Weighing the Fruits after Jan Vermeer’s ‘Woman Holding a Balance’; Johannes Vermeer, Woman Holding a Balance, 1664, National Gallery of Art, Washington, D.C./ The Turnip Spinner (After Chardin’s ‘Gabriel Godefroy watching a top spin’/ Jean-Siméon, Portrait of the Son of M. Godefroy, Jeweler, Watching a Top Spin, c. 1735, The Louvre/ The Eight Lives of Mr. Tybalt (after Nicolaes Eliaszoon’s ‘Portrait of Nicolaes Tulp’; Nicolaes Eliaszoon Pickenoy, Portrait of Nicolaes Tulp, 1633, Stedelijk Museum, Amsterdam/The Book-Keeper (after Rembrandt’s ‘Young Man at His Desk,’); Rembrandt, Scholar at his Desk, 1631, Hermitage Museum/ I want, I want, after William Blake; William Blake, “I want, I want” from For Children: the Gates of Paradise (1793)/ Il Ladro di Fragola (after Jean Baptiste Chardin’s ‘Basket with Wild Strawberries’; Jean Baptiste-Simeon Chardin, Basket with Wild Strawberries, 1731.
January 25th, 2016 at 7:57 am
These are really interesting!
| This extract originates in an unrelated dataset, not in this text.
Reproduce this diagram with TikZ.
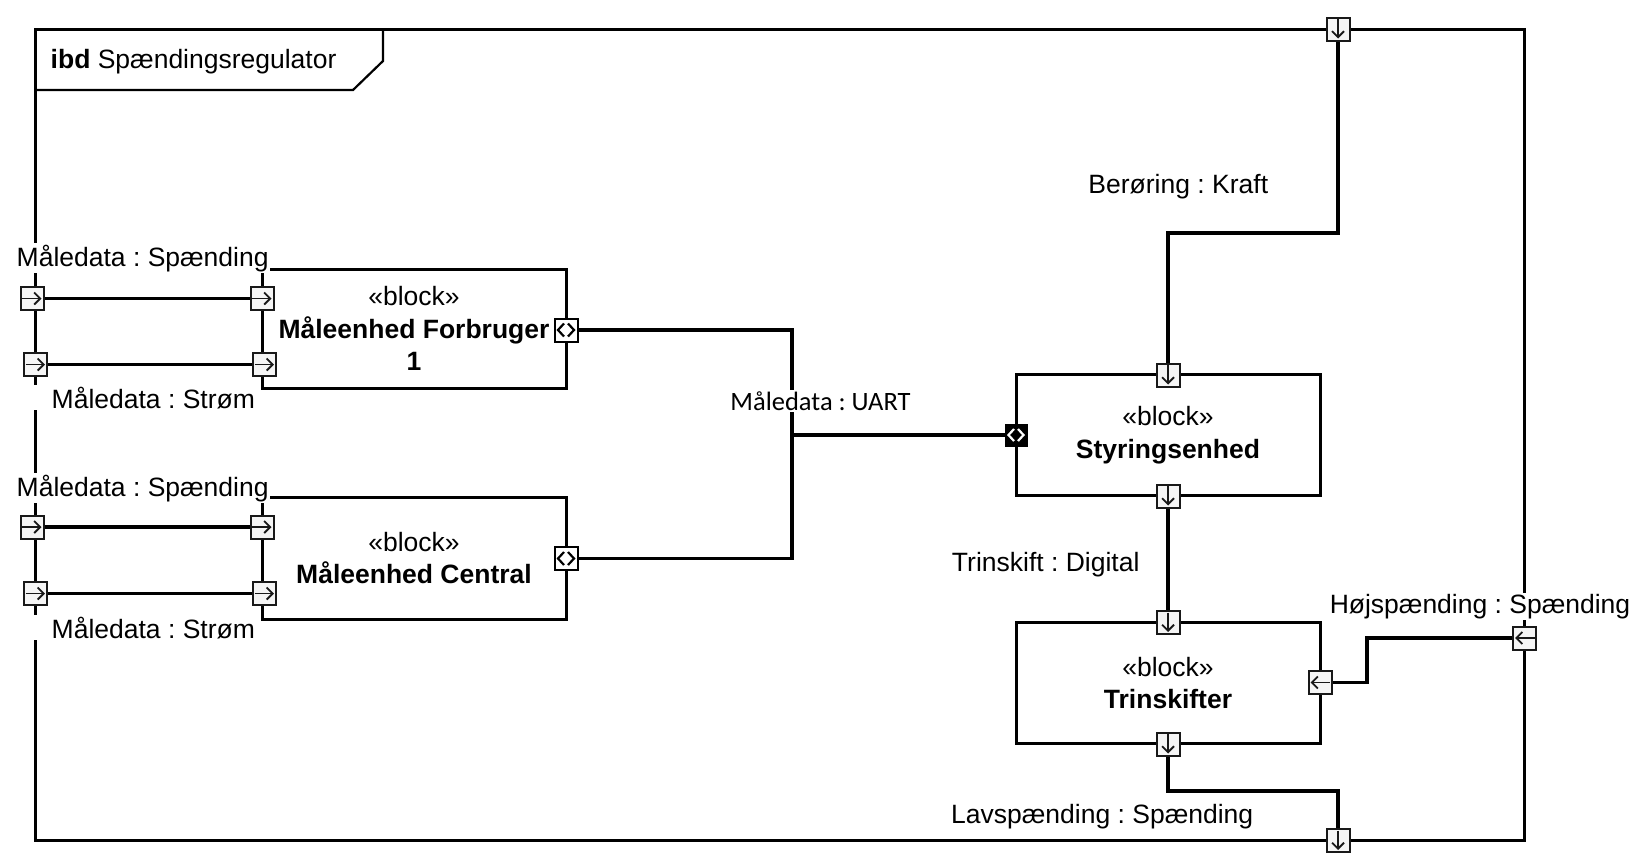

Cool 🙂
January 25th, 2016 at 8:52 am
Those are wonderful! I actually purchased the fox and rabbit, both with book and quill, as a themed display above my desk. They are so whimsical yet enigmatic! 🙂
January 25th, 2016 at 9:03 am
I started with the fox and then went back for more!
January 25th, 2016 at 9:08 am
I know what you mean… I love the match-ups you did with art works.
I have a friend who has a farm near Annapolis. He lost all his chickens to a fox he said was astoundingly wily, even for a fox. I think I have to get one of these for him. He has a sense of humor and respects the fox even as he laments his chickens.
January 26th, 2016 at 2:52 pm
I too have fallen victim to the delights of Litus Gallery.
Thank you so much for this connection!